Şimdi de "Biz ne yapacağız" diye kara kara düşünüyoruz! Nüfusu artırmak için tedbirler peşinde koşuyoruz.

***

Dün, Türkiye Basın Federasyonu'nun geleneksel kahvaltılı sohbetleri çerçevesinde Aile ve Sosyal Politikalar Bakanı Mahinur Göktaş'ı ağırladık. Ağırlıklı konu, Türkiye'nin nüfus artış hızıydı...

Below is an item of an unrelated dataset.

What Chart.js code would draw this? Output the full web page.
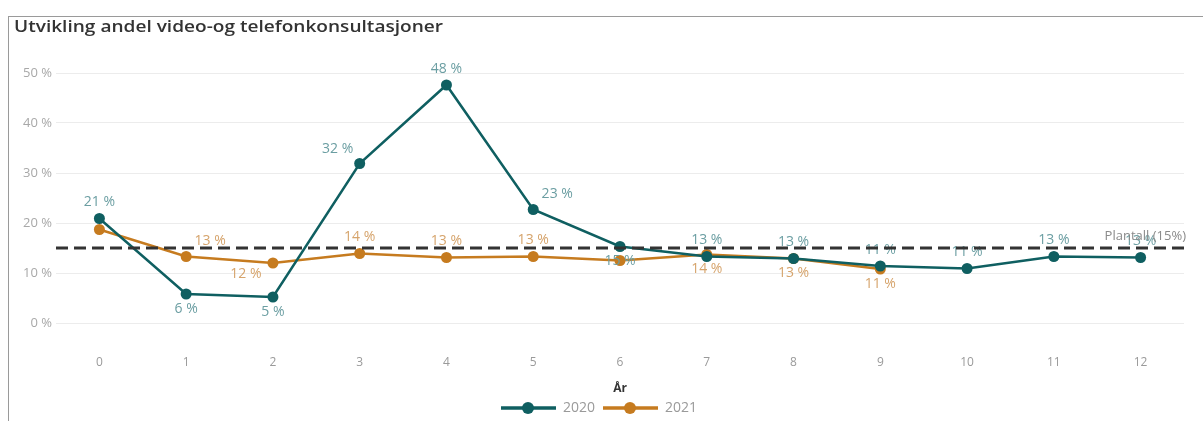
<!DOCTYPE html>
<html>
<head>
<meta charset="utf-8">
<script src="https://cdn.jsdelivr.net/npm/chart.js@4/dist/chart.umd.min.js"></script>
<style>
  html, body { margin: 0; padding: 0; background: #fff; width: 1203px; height: 421px; overflow: hidden; }
  #frame { position: absolute; left: 8px; top: 16px; width: 1195px; height: 405px;
           border-left: 1px solid #9a9a9a; border-top: 1px solid #9a9a9a; box-sizing: border-box; }
  #wrap { position: absolute; left: 0; top: 0; width: 1194px; height: 404px; }
</style>
</head>
<body>
<div id="frame"><div id="wrap"><canvas id="c"></canvas></div></div>
<script>
// ---- data ----
const years = ['0','1','2','3','4','5','6','7','8','9','10','11','12'];
const series2020 = [20.9, 5.8, 5.2, 31.9, 47.6, 22.7, 15.3, 13.3, 12.9, 11.4, 10.9, 13.3, 13.1];
const series2021 = [18.7, 13.3, 12.0, 13.9, 13.1, 13.3, 12.5, 13.7, 12.9, 10.8];
const labels2020 = ['21 %','6 %','5 %','32 %','48 %','23 %','15 %','13 %','13 %','11 %','11 %','13 %','13 %'];
const labels2021 = [null,'13 %','12 %','14 %','13 %','13 %',null,'14 %','13 %','11 %'];
const yTicks = [0, 10, 20, 30, 40, 50];
const targetValue = 15;
const targetLabel = 'Plantall (15%)';
const titleText = 'Utvikling andel video-og telefonkonsultasjoner';
const xTitle = 'År';

// label placement (style only)
const place2020 = ['above','below','below','aboveLeft','above','aboveRight','below','above','above','above','above','above','above'];
const place2021 = [null,'aboveRight','belowLeft','above','above','above',null,'below','below','below'];

const TEAL = '#0f5f61';
const ORANGE = '#c67b1f';
const TEAL_LBL = '#6b9ea2';
const ORANGE_LBL = '#d6a46c';

function legendIcon(color) {
  const c = document.createElement('canvas');
  c.width = 55; c.height = 14;
  const g = c.getContext('2d');
  g.strokeStyle = color; g.lineWidth = 3.5;
  g.beginPath(); g.moveTo(0, 7); g.lineTo(55, 7); g.stroke();
  g.fillStyle = color;
  g.beginPath(); g.arc(27, 7, 6, 0, Math.PI * 2); g.fill();
  return c;
}

const offsets = {
  above: [0, -16], below: [0, 15], aboveLeft: [-22, -14], aboveRight: [24, -15], belowLeft: [-27, 11]
};

const overlayPlugin = {
  id: 'overlay',
  afterDatasetsDraw(chart) {
    const ctx = chart.ctx;
    const sets = [[0, labels2020, place2020, TEAL_LBL], [1, labels2021, place2021, ORANGE_LBL]];
    ctx.save();
    ctx.font = '14px "Open Sans", sans-serif';
    ctx.textAlign = 'center';
    ctx.textBaseline = 'middle';
    sets.forEach(([di, lbls, plc, col]) => {
      const meta = chart.getDatasetMeta(di);
      meta.data.forEach((pt, i) => {
        if (!lbls[i] || !plc[i]) return;
        const o = offsets[plc[i]];
        ctx.fillStyle = col;
        ctx.fillText(lbls[i], pt.x + o[0], pt.y + o[1]);
      });
    });
    // target line
    const ys = chart.scales.y;
    const ca = chart.chartArea;
    const yp = ys.getPixelForValue(targetValue);
    ctx.strokeStyle = '#333';
    ctx.lineWidth = 3;
    ctx.setLineDash([12, 6]);
    ctx.beginPath(); ctx.moveTo(ca.left, yp); ctx.lineTo(ca.right + 4, yp); ctx.stroke();
    ctx.setLineDash([]);
    ctx.fillStyle = '#8a8a8a';
    ctx.font = '13px "Open Sans", sans-serif';
    ctx.textAlign = 'right';
    ctx.fillText(targetLabel, ca.right + 2, yp - 12);
    ctx.restore();
  },
  afterDraw(chart) {
    const ctx = chart.ctx;
    ctx.save();
    ctx.font = '600 16px "Open Sans", sans-serif';
    ctx.fillStyle = '#333';
    ctx.textBaseline = 'middle';
    ctx.textAlign = 'left';
    const w = ctx.measureText(titleText).width;
    ctx.translate(5, 10);
    ctx.scale(429 / w, 1);
    ctx.fillText(titleText, 0, 0);
    ctx.restore();
  }
};

new Chart(document.getElementById('c'), {
  type: 'line',
  data: {
    labels: years,
    datasets: [
      { label: '2020', data: series2020, borderColor: TEAL, backgroundColor: TEAL,
        borderWidth: 2.5, pointRadius: 5.5, pointBackgroundColor: TEAL, pointBorderWidth: 0, tension: 0 },
      { label: '2021', data: series2021, borderColor: ORANGE, backgroundColor: ORANGE,
        borderWidth: 2.5, pointRadius: 5.5, pointBackgroundColor: ORANGE, pointBorderWidth: 0, tension: 0 }
    ]
  },
  options: {
    responsive: true,
    maintainAspectRatio: false,
    animation: false,
    layout: { padding: { left: 5, right: 19, top: 56, bottom: -4 } },
    plugins: {
      title: { display: false },
      legend: {
        position: 'bottom',
        labels: {
          usePointStyle: true,
          pointStyleWidth: 55,
          padding: 8,
          color: '#9a9a9a',
          font: { family: '"Open Sans", sans-serif', size: 14 },
          generateLabels(chart) {
            return chart.data.datasets.map((ds, i) => ({
              text: ds.label,
              pointStyle: legendIcon(ds.borderColor),
              fillStyle: ds.borderColor, strokeStyle: ds.borderColor,
              lineWidth: 0, hidden: false, datasetIndex: i, fontColor: '#9a9a9a'
            }));
          }
        }
      },
      tooltip: { enabled: false }
    },
    scales: {
      x: {
        offset: true,
        grid: { display: false, drawTicks: false },
        border: { display: false },
        ticks: { color: '#9a9a9a', padding: 32, font: { family: '"Open Sans", sans-serif', size: 12 } },
        title: { display: true, text: xTitle, color: '#333',
                 font: { family: '"Open Sans", sans-serif', size: 12, weight: 'bold' },
                 padding: { top: 2, bottom: -3 } },
        afterFit(s) { s.height = 70; }
      },
      y: {
        min: 0, max: 50,
        afterBuildTicks(s) { s.ticks = yTicks.map(v => ({ value: v })); },
        grid: { color: '#ececec', drawTicks: false },
        border: { display: false },
        ticks: { color: '#a8a8a8', padding: 4, font: { family: '"Open Sans", sans-serif', size: 13 },
                 callback: v => v + ' %' },
        afterFit(s) { s.width = 42; }
      }
    }
  },
  plugins: [overlayPlugin]
});
</script>
</body>
</html>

Bakan Göktaş, tehlikenin büyüklüğüne yönelik rakamlar paylaştı:

"2023 yılında Türkiye'de doğurganlık oranı 1,67 idi. Geçen yıl 1,51'e düştü. Bugün ise 1,48 seviyesinde. Kadın ve erkeklerde evlilik yaşı yükseldi. Önümüzdeki 5 yıl içinde ilkokula giden öğrenci sayısının 700 bin azalacağı tahmin ediliyor."

Bunlar oldukça rahatsız edici rakamlar! Üstelik dağılım illere göre çok farklı. Mesela Urfa'da doğurganlık oranı halen yüzde 3'ün üzerinde seyrediyor. Ancak bazı batı illerinde nüfus geriye doğru gidiyor.

Yine de Avrupa'ya bakınca iyiyiz. Türkiye'de bugün yaş ortalaması 34,4. Ama hızla yaşlanıyoruz. Çok ciddi tedbirler alınması gerekiyor.